== RAW DATA
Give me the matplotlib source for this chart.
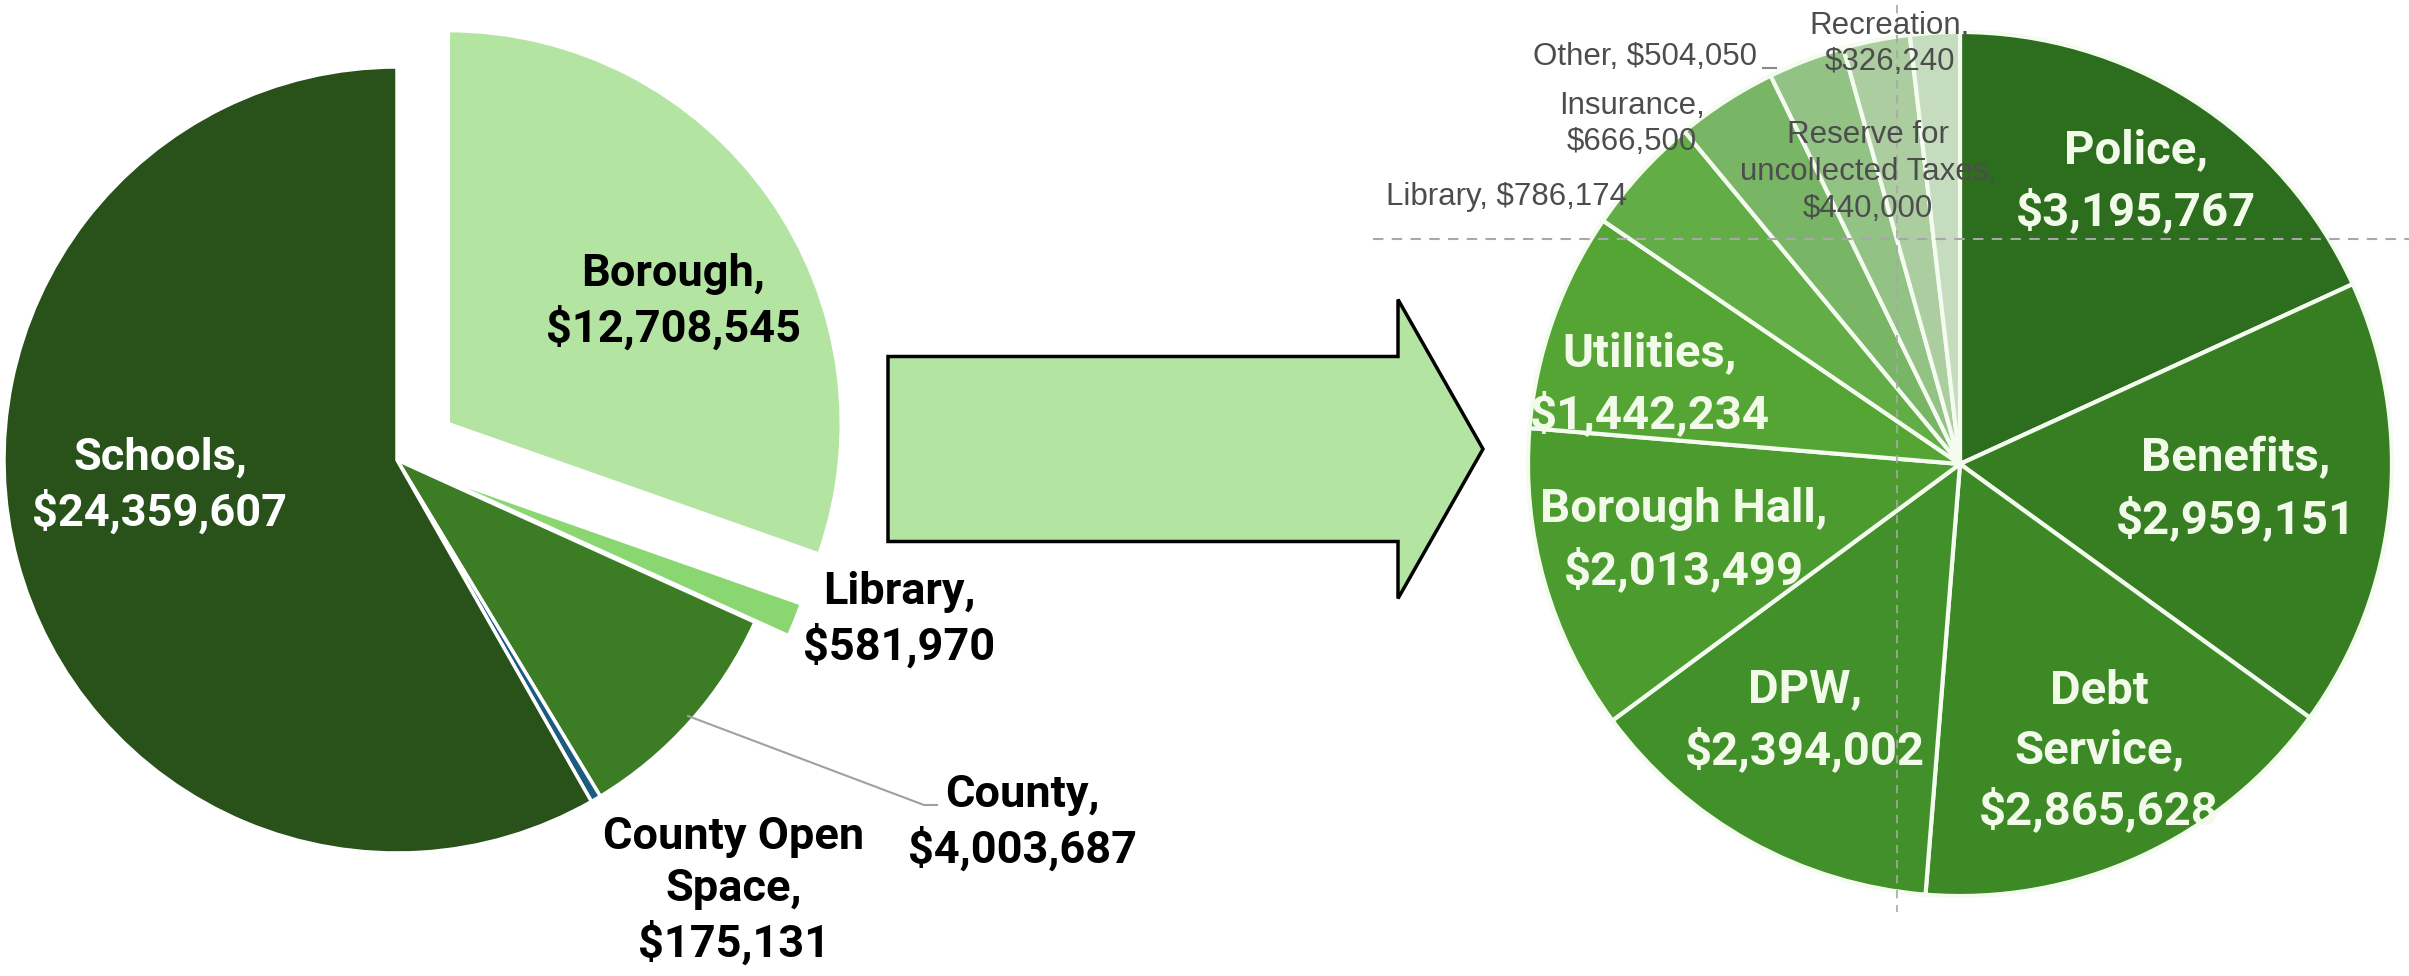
"""
Two pies: the whole tax levy on the left, the Borough budget broken out on the right.
Saves out.png (2409x976).
"""
import matplotlib
matplotlib.use("Agg")
import matplotlib.pyplot as plt
from matplotlib.patches import FancyArrow

# ---- data -------------------------------------------------------------------
LEFT_NAMES = ["Borough", "Library", "County", "County Open\nSpace", "Schools"]
LEFT_VALUES = [12708545, 581970, 4003687, 175131, 24359607]
LEFT_COLORS = ["#b4e4a2", "#8ad671", "#3c7c24", "#1d5b80", "#285219"]
LEFT_EXPLODE = [0.16, 0.092, 0, 0, 0]

RIGHT_NAMES = ["Police", "Benefits", "Debt\nService", "DPW", "Borough Hall",
               "Utilities", "Library", "Insurance", "Other",
               "Reserve for\nuncollected Taxes", "Recreation"]
RIGHT_VALUES = [3195767, 2959151, 2865628, 2394002, 2013499,
                1442234, 786174, 666500, 504050, 440000, 326240]
RIGHT_COLORS = ["#2d6d1e", "#377e22", "#3d8926", "#42902a", "#4b9b2f",
                "#54a534", "#63ad47", "#78b565", "#93c285", "#abcda0", "#c5dcbe"]

# ---- layout (pixels, measured from top-left of the picture) -----------------
W, H = 2409, 976
LEFT_CENTER, LEFT_R = (397, 460), 393
RIGHT_CENTER, RIGHT_R = (1960, 464), 432

LEFT_LABEL_POS = [(673, 302), (899, 620), (1022, 823), (734, 891), (160, 486)]
LEFT_LABEL_COLOR = ["black", "black", "black", "black", "white"]

RIGHT_LABEL_POS = [(2136, 181), (2236, 489), (2099, 751), (1805, 720), (1684, 540),
                   (1650, 384), (1506, 197), (1632, 124), (1645, 57),
                   (1868, 172), (1890, 44)]
RIGHT_SEP = ["\n"] * 6 + [" ", "\n", " ", "\n", "\n"]
RIGHT_BIG = [True] * 6 + [False] * 5

BOLD_FONT = ["Roboto", "Liberation Sans", "DejaVu Sans"]
SMALL_FONT = ["Liberation Sans", "DejaVu Sans"]


def Y(y):
    return H - y


fig = plt.figure(figsize=(W / 100, H / 100), dpi=100)
ax = fig.add_axes([0, 0, 1, 1])

ax.pie(LEFT_VALUES, colors=LEFT_COLORS, startangle=90, counterclock=False,
       center=(LEFT_CENTER[0], Y(LEFT_CENTER[1])), radius=LEFT_R,
       explode=[e * LEFT_R for e in LEFT_EXPLODE],
       wedgeprops=dict(edgecolor="white", linewidth=2.5))

ax.pie(RIGHT_VALUES, colors=RIGHT_COLORS, startangle=90, counterclock=False,
       center=(RIGHT_CENTER[0], Y(RIGHT_CENTER[1])), radius=RIGHT_R,
       wedgeprops=dict(edgecolor="#f4fbef", linewidth=3))

ax.set_xlim(0, W)
ax.set_ylim(0, H)
ax.set_aspect("equal")
ax.axis("off")

# left labels
for name, val, (x, y), c in zip(LEFT_NAMES, LEFT_VALUES, LEFT_LABEL_POS, LEFT_LABEL_COLOR):
    ax.text(x, Y(y), f"{name},\n${val:,}", ha="center", va="center", color=c,
            fontsize=32.5, fontweight="bold", family=BOLD_FONT, linespacing=1.3)

# County leader line
ax.plot([688, 924, 937], [Y(716), Y(805), Y(805)], color="#a0a0a0", lw=1.5)

# right labels
for name, val, (x, y), sep, big in zip(RIGHT_NAMES, RIGHT_VALUES, RIGHT_LABEL_POS,
                                       RIGHT_SEP, RIGHT_BIG):
    if big:
        ax.text(x, Y(y), f"{name},{sep}${val:,}", ha="center", va="center",
                color="#f2fbe9", fontsize=34, fontweight="bold", family=BOLD_FONT,
                linespacing=1.42)
    else:
        ax.text(x, Y(y), f"{name},{sep}${val:,}", ha="center", va="center",
                color="#4d4d4d", fontsize=22.5, family=SMALL_FONT, linespacing=1.3)

# short leader stub after "Other"
ax.plot([1763, 1776], [Y(68), Y(68)], color="#8a8a8a", lw=1.5)

# crosshair dashes over the right pie
ax.plot([1373, W], [Y(239), Y(239)], color="#a8a8a8", lw=1.5, ls=(0, (5, 4)))
ax.plot([1897, 1897], [Y(5), Y(912)], color="#a8a8a8", lw=1.2, ls=(0, (5, 4)))

# big arrow between the pies
ax.add_patch(FancyArrow(888, Y(449), 595, 0, width=185, head_width=299,
                        head_length=85, length_includes_head=True,
                        facecolor="#b4e4a2", edgecolor="black", linewidth=2.5))

fig.savefig("out.png", dpi=100)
====
Copy out the whole listing exactly, and don't carry over any pictures.

* TASK SOLUTION:
Give me the matplotlib source for this chart.
"""
Two pies: the whole tax levy on the left, the Borough budget broken out on the right.
Saves out.png (2409x976).
"""
import matplotlib
matplotlib.use("Agg")
import matplotlib.pyplot as plt
from matplotlib.patches import FancyArrow

# ---- data -------------------------------------------------------------------
LEFT_NAMES = ["Borough", "Library", "County", "County Open\nSpace", "Schools"]
LEFT_VALUES = [12708545, 581970, 4003687, 175131, 24359607]
LEFT_COLORS = ["#b4e4a2", "#8ad671", "#3c7c24", "#1d5b80", "#285219"]
LEFT_EXPLODE = [0.16, 0.092, 0, 0, 0]

RIGHT_NAMES = ["Police", "Benefits", "Debt\nService", "DPW", "Borough Hall",
               "Utilities", "Library", "Insurance", "Other",
               "Reserve for\nuncollected Taxes", "Recreation"]
RIGHT_VALUES = [3195767, 2959151, 2865628, 2394002, 2013499,
                1442234, 786174, 666500, 504050, 440000, 326240]
RIGHT_COLORS = ["#2d6d1e", "#377e22", "#3d8926", "#42902a", "#4b9b2f",
                "#54a534", "#63ad47", "#78b565", "#93c285", "#abcda0", "#c5dcbe"]

# ---- layout (pixels, measured from top-left of the picture) -----------------
W, H = 2409, 976
LEFT_CENTER, LEFT_R = (397, 460), 393
RIGHT_CENTER, RIGHT_R = (1960, 464), 432

LEFT_LABEL_POS = [(673, 302), (899, 620), (1022, 823), (734, 891), (160, 486)]
LEFT_LABEL_COLOR = ["black", "black", "black", "black", "white"]

RIGHT_LABEL_POS = [(2136, 181), (2236, 489), (2099, 751), (1805, 720), (1684, 540),
                   (1650, 384), (1506, 197), (1632, 124), (1645, 57),
                   (1868, 172), (1890, 44)]
RIGHT_SEP = ["\n"] * 6 + [" ", "\n", " ", "\n", "\n"]
RIGHT_BIG = [True] * 6 + [False] * 5

BOLD_FONT = ["Roboto", "Liberation Sans", "DejaVu Sans"]
SMALL_FONT = ["Liberation Sans", "DejaVu Sans"]


def Y(y):
    return H - y


fig = plt.figure(figsize=(W / 100, H / 100), dpi=100)
ax = fig.add_axes([0, 0, 1, 1])

ax.pie(LEFT_VALUES, colors=LEFT_COLORS, startangle=90, counterclock=False,
       center=(LEFT_CENTER[0], Y(LEFT_CENTER[1])), radius=LEFT_R,
       explode=[e * LEFT_R for e in LEFT_EXPLODE],
       wedgeprops=dict(edgecolor="white", linewidth=2.5))

ax.pie(RIGHT_VALUES, colors=RIGHT_COLORS, startangle=90, counterclock=False,
       center=(RIGHT_CENTER[0], Y(RIGHT_CENTER[1])), radius=RIGHT_R,
       wedgeprops=dict(edgecolor="#f4fbef", linewidth=3))

ax.set_xlim(0, W)
ax.set_ylim(0, H)
ax.set_aspect("equal")
ax.axis("off")

# left labels
for name, val, (x, y), c in zip(LEFT_NAMES, LEFT_VALUES, LEFT_LABEL_POS, LEFT_LABEL_COLOR):
    ax.text(x, Y(y), f"{name},\n${val:,}", ha="center", va="center", color=c,
            fontsize=32.5, fontweight="bold", family=BOLD_FONT, linespacing=1.3)

# County leader line
ax.plot([688, 924, 937], [Y(716), Y(805), Y(805)], color="#a0a0a0", lw=1.5)

# right labels
for name, val, (x, y), sep, big in zip(RIGHT_NAMES, RIGHT_VALUES, RIGHT_LABEL_POS,
                                       RIGHT_SEP, RIGHT_BIG):
    if big:
        ax.text(x, Y(y), f"{name},{sep}${val:,}", ha="center", va="center",
                color="#f2fbe9", fontsize=34, fontweight="bold", family=BOLD_FONT,
                linespacing=1.42)
    else:
        ax.text(x, Y(y), f"{name},{sep}${val:,}", ha="center", va="center",
                color="#4d4d4d", fontsize=22.5, family=SMALL_FONT, linespacing=1.3)

# short leader stub after "Other"
ax.plot([1763, 1776], [Y(68), Y(68)], color="#8a8a8a", lw=1.5)

# crosshair dashes over the right pie
ax.plot([1373, W], [Y(239), Y(239)], color="#a8a8a8", lw=1.5, ls=(0, (5, 4)))
ax.plot([1897, 1897], [Y(5), Y(912)], color="#a8a8a8", lw=1.2, ls=(0, (5, 4)))

# big arrow between the pies
ax.add_patch(FancyArrow(888, Y(449), 595, 0, width=185, head_width=299,
                        head_length=85, length_includes_head=True,
                        facecolor="#b4e4a2", edgecolor="black", linewidth=2.5))

fig.savefig("out.png", dpi=100)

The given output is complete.